The Kings begin a rigorous six-game road trip tonight in Milwaukee.
It’s fitting that the most challenging stretch thus far is kicked off by playing the Bucks, one of the top defensively ranked teams with one of the highest net ratings. Plus, as everyone is well aware, they have one of the toughest players to guard in the NBA named Giannis Antetokounmpo.
As the discourse surrounding Sacramento’s travel schedule tries to decipher whether the team finishes 2-4 or 3-3 on this trip, a good portion of that will be decided in this contest. After all, following this one, the Kings head to Cleveland Friday night against a Cavs team that lost at The Golden 1 Center four weeks ago and who will thus be sure to bring it on their home floor.
The Bucks are one of the best teams in the league, and everyone knows what happened when the Kings played another premier squad when they visited Boston near the end of November. They have one of the very best players in the league, Khris Middleton is back, and they sit near the top with a 106.7 defensive rating. It’ll be undeniably difficult as well as a good test to see exactly where this team stands.
Though to be fair, the loss to the Celtics was the last of a tough three-games-in-four-nights trip, and this one is the first of a roadie. Plus, Milwaukee is not nearly as good as Boston’s number-one ranked offense, and Sacramento’s defense has only gotten better with each passing game, sending it straight up the ranks.
As hard as it will be to pull it off, Sacramento can win this game, but they’ll need to put an emphasis on three areas.
The Bucks allow some of the fewest paint points at 46.3 per game and they are near the top in blocked shots at 6.3, most of which come from Brook Lopez (3.0 BPG) and Giannis (1.1). They defend the inside very well.
Nevertheless, getting into the paint to collapse the defense and get to the line would be extremely helpful in Sacramento’s efforts.
With guys like De’Aaron Fox, Malik Monk, and Davion Mitchell able to penetrate, score, and facilitate in the lane, plus the added element of Domantas Sabonis’ screens, the Kings have the ability to stay aggressive and execute in there.
Doing so, as is apparent, unlocks so many things; it can generate high-percentage looks at the rim and it’s noteworthy that the best three-point looks usually come after paint touches, going inside-out.
For instance, after the win over the Bulls this weekend, Malik Monk described how his tendency and ability to pass when in the lane has defenders so fixated on that aspect that he’s getting some really easy looks at the bucket.
Getting points in the paint is important because in the Bucks’ 6 losses, they’ve allowed nearly 50 paint points (in fact, in their loss to the visiting Lakers this past Friday, they allowed 70 in the paint).
Additionally, when the Kings get to the free throw line, they have a tendency to come away with the win.
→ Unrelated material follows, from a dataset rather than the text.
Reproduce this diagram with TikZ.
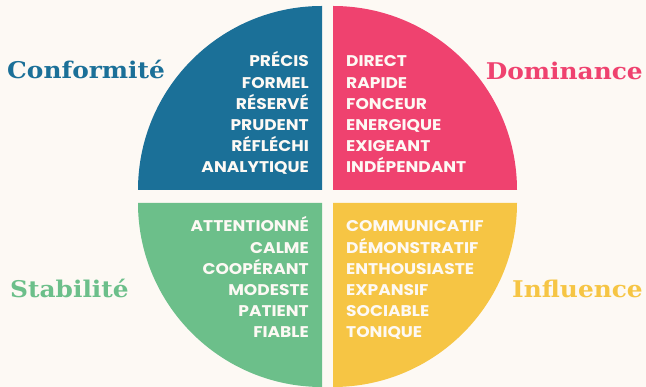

In their victories, they average 26.7 attempts from the line, and in losses, it’s only 22.2 per game.
Move that ball around
Milwaukee’s defense holds their opponents to the fewest assists per game (21.3). When they win, the opposition averages under 20 assists, and when the Bucks lose, it’s over 26 per contest.
Their defense can really do a lot in terms of stifling opposing offenses and their ability to get in any kind of flow ball movement wise. In their win over the Hornets—which was the second of a back-to-back where many of Milwaukee’s stars rested—the Bucks defense held the Hornets, who typically average 25.0 assists per game, to just 15.
Conversely, bad things happen when the opponent moves the ball around successfully against the Bucks. In that previously mentioned loss to Darvin Ham’s Lakers, LA was able to score 70 points inside with the help of 32 assists. Both LeBron James and Russell Westbrook posted 11-assist performances, and for Anthony Davis, who scored 44 points, 72.2% of his made field goals were assisted.
Being near the top in both assists and assist-percentage, Sacramento is one of the better teams in the league regarding ball movement, so this shouldn’t be too much of an ask.
Keep up the pace
Without a doubt, the Bucks defense is one of the best, but effectively speeding them up and not allowing them much time to set up on as many possessions as possible can aid in beating them.
Sacramento’s pace factor of 102.67 is near the top of the NBA while Milwaukee’s 100.20 is right in the middle.
In their 17 wins, Mike Budenholzer’s team has a pace factor under 100.00 (99.89), and it exceeds that threshold in their losses (101.8). It’s not a drastic margin, but in a similar light, it’s the converse for the Kings where they win with a higher pace factor.
Also, it’s hard to ignore that the Kings are among the top in fast break points this season, but more specifically, over their three-game winning streak, they are scoring 23.3 points in fast break opportunities, and much of that was created by the defense. Obviously, turning defense into offense really helps this cause.
In all, the more points scored collectively—the more possessions and opportunities to score—the more likely the Bucks are to lose and the Kings to win. Vice versa, the less the amount of total points, Milwaukee generally sees good results while the Kings don’t.
It goes right in hand with the first two points of being aggressive and utilizing ball movement, and who dictates the pace could prove pivotal in deciding the victor.